Gut 40 Prozent des Volumens liegt inzwischen bei den Master-KAGs, die als Experten für Administration und Reporting bereits durch den nationalen Wettbewerb so gestählt sind, dass sie ausländische Konkurrenz gewiss nicht fürchten müssen.

Zudem dürfte es neuen Anbietern aus dem Ausland schwerfallen, sich im Bereich der administrativen Dienstleistungen in das sehr kompetitive Preisgefüge des deutschen Marktes einzufinden, das zu einem guten Teil auf Größenvorteilen beruht.

Ausweichbewegung möglich

Dennoch könnte es, wie schon bei den Publikumsfonds, zu Ausweichbewegungen deutscher Anbieter nach Luxemburg kommen, wenn der deutsche Regulierungsrahmen deutlich hinter dem zurückbliebe, was in Luxemburg geboten wird. Daher muss aus Sicht des BVI das neue Luxemburger Spezialfondsgesetz die Benchmark für die Überarbeitung des Investmentgesetzes sein. Legt man diesen Maßstab an, ist trotz der bereits sehr weitgehenden Deregulierung noch einiger Handlungsbedarf zu erkennen. Denn nach dem aktuellen Entwurf bleiben - unnötigerweise - einzelne Anlagegrenzen, insbesondere für Derivate beziehungsweise Kreditaufnahmen, bestehen (§ 91 Abs. 3 Nr. 4 InvG-E).

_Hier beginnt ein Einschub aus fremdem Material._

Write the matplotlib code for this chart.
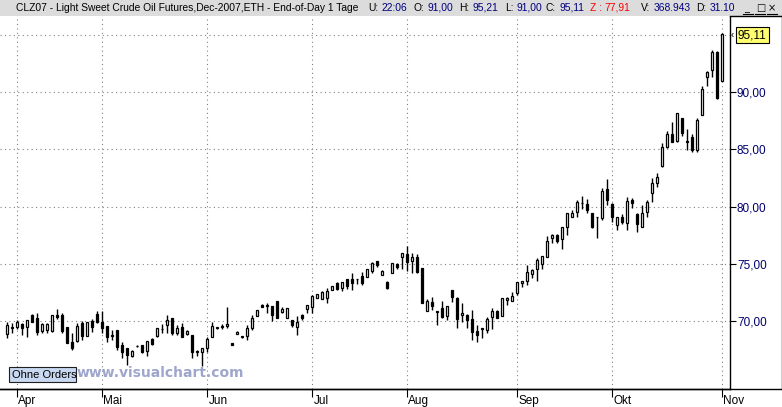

Auch bei anderen Bestimmungen, etwa dem Erfordernis, die vorgegebenen Arten von Sondervermögen (Fondstypen) beizubehalten (91 Abs. 2 InvG-E), bleibt der Entwurf noch zu sehr dem traditionellen Denken verhaftet. Institutionelle Investoren bedürfen jenseits ihrer speziellen branchenspezifischen Anlagebestimmungen keines allgemeinen Schutzes durch investmentrechtliche Anlagegrenzen. Daher sollte der eingeschlagene Weg der Deregulierung noch konsequenter verfolgt und lediglich auf das Prinzip der Risikomischung im Sinne einer "prudent man rule" abgestellt werden. Spezialfonds sollten künftig weder hinsichtlich der verschiedenen Fondstypen, noch bezüglich der erwerbbaren Vermögensgegenstände oder einzelner Anlagegrenzen den für Publikumsfonds geltenden Beschränkungen unterliegen.

Der Gesetzgeber sollte daher in den nächsten Wochen die entsprechenden Justierungen vornehmen, um dem deutschen Spezialfonds dauerhaft wettbewerbsfähige Rahmenbedingungen zu sichern. Selten kann auf aktuelle Herausforderungen so zeitnah regiert werden, wie in einem bereits laufenden Gesetzgebungsverfahren. Diese Chance sollte genutzt werden.